What keeps credit union executives up at night? Unless you’re watching Letterman’s top-ten lists, you lie awake thinking about your own ledger of hot-button issues. Keeping branches relevant, satisfying member service concerns, compliance, mobile technology and Millennials are some of the major reasons for those sleepless nights. Let’s take a closer look.
1. Regulatory Burden
The regulatory burden is real and catastrophic. Credit unions now carry a much heavier regulatory and risk management load than even a year ago. During the last quarter of 2013, there were some 65 regulatory changes contained in some 5,000 pages. That alone should keep you tossing-and-turning. Then add in $8 billion-plus in regulatory fines levied at the federal level during that last 2013 quarter and the “walking dead” might be a relief.
2. Keeping Branches Relevant
Many members are more frequently choosing digital and social media to engage their credit unions, but face-to-face contact still beats Facebook when it comes the more significant financial events, such as account origination, mortgages, refinances, personal loans, insurance and investment. The challenge for credit unions is to create more interesting branches to attract those more accustomed to a self-serve experience. Wells Fargo has been experimenting with new 1,000-square-foot sites that contain new ATMs, along with off-site tellers aiding customers via tablets and wireless phones. You can also automate routine and repetitive tasks such as cash handling to free member-service reps (MSRs) to cross-sell.
3. Service Stations
Accountholder demands reflect the world we live in today. This translates to personalized service and a 24×7 reach. The option of engaging with a real MSR should always be there at realistic (and maybe unlikely) hours of the day. Members still crave handholding and access to knowledgeable representatives when it comes to more strategic dealings and a more personalized experience from the teller line to self-service channels.
4. Mobile Platforms
One of the bigger problems is underdeveloped and non-compelling mobile platforms at credit unions. While a mobile platform lends itself to creativeness what we can do with mobile still needs defining. According to Pew Research, in 2012, 55 percent of cell owners say they used their phone to go online. Among those who go online with their phones, 31 percent say they do most of their online browsing on their phone. These are the kinds of members that credit unions need to attract. Credit unions should consider mobile and social media as a way to engage members.
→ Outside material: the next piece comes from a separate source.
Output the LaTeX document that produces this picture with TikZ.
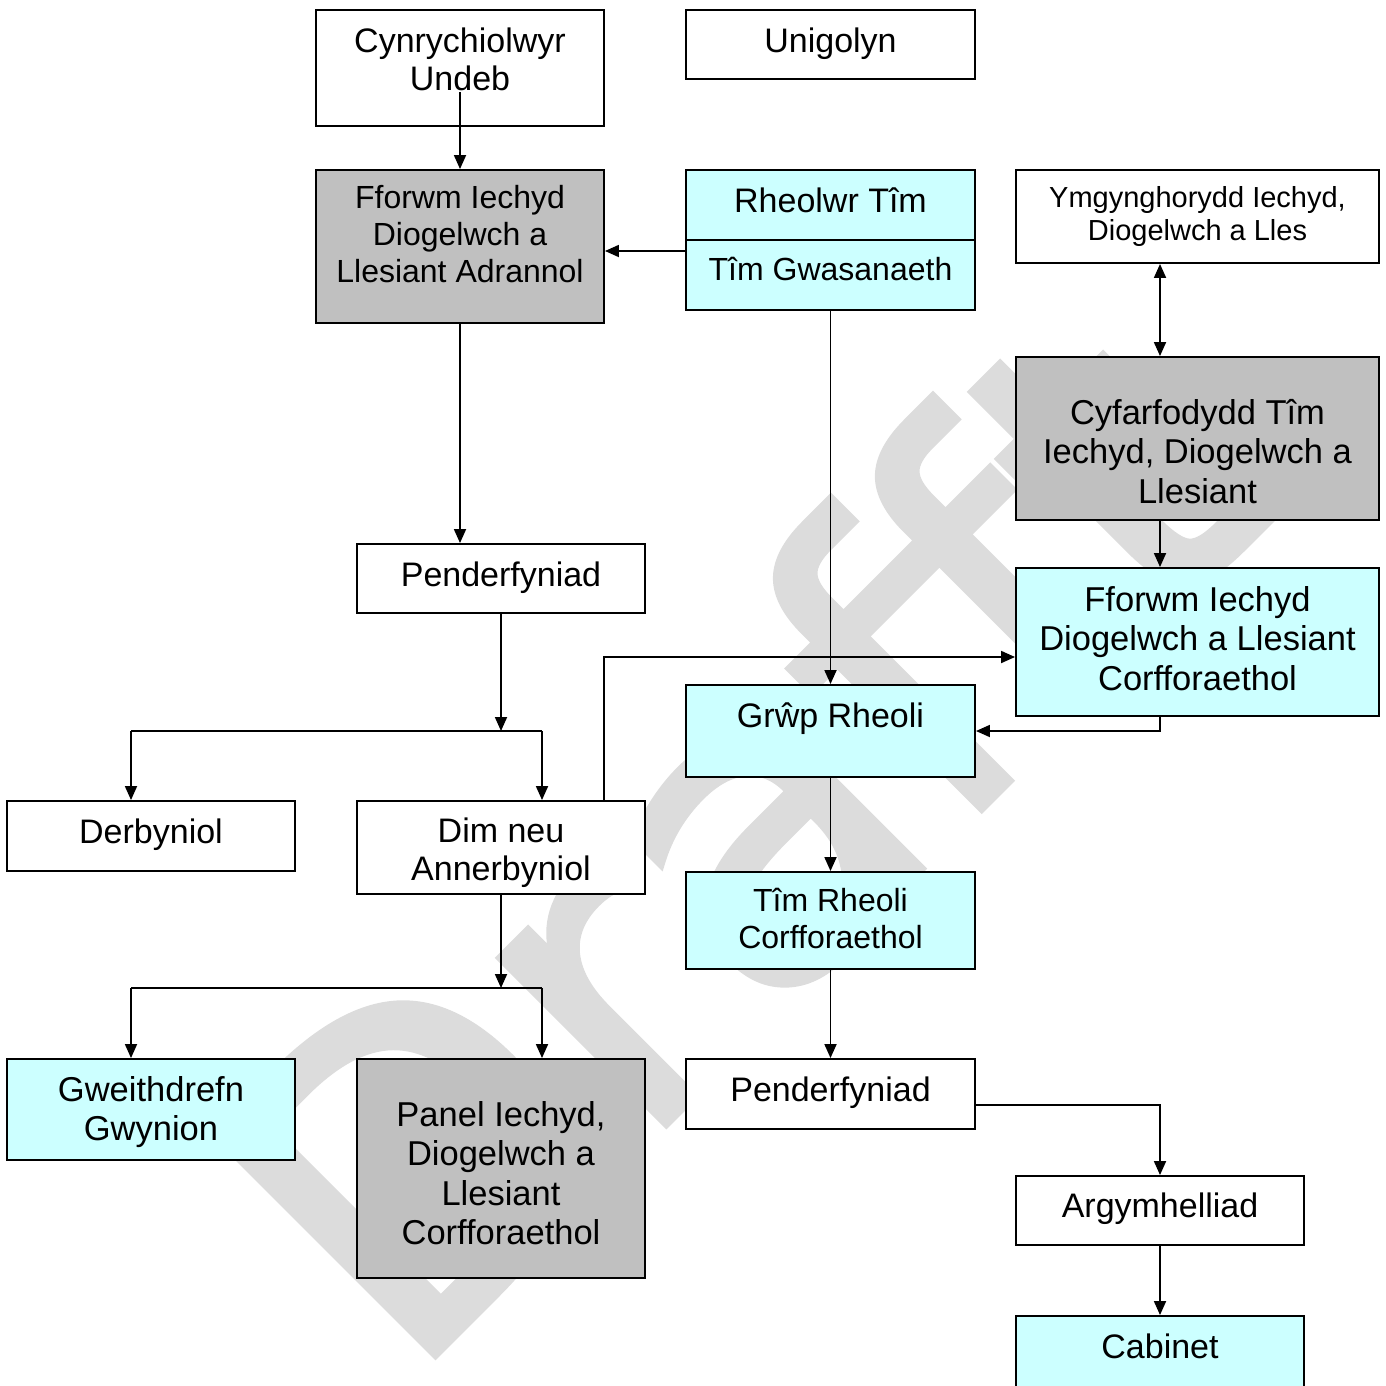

From an ROI it makes sense as according to Javelin Strategy and Research mobile transactions cost only transaction being only 10 cents versus $1.25 per ATM transaction.
5. Millennials
Millennials view financial services differently than the Boomers and Gen Xers that preceded them. A three-year study from Scratch found that Millennials increasingly viewed financial institutions as irrelevant. That the bad news. The good news? Credit Unions can gain the trust of Millennials by demonstrating they both have the same fundamental foundation — involvement in social issues and the community — in common.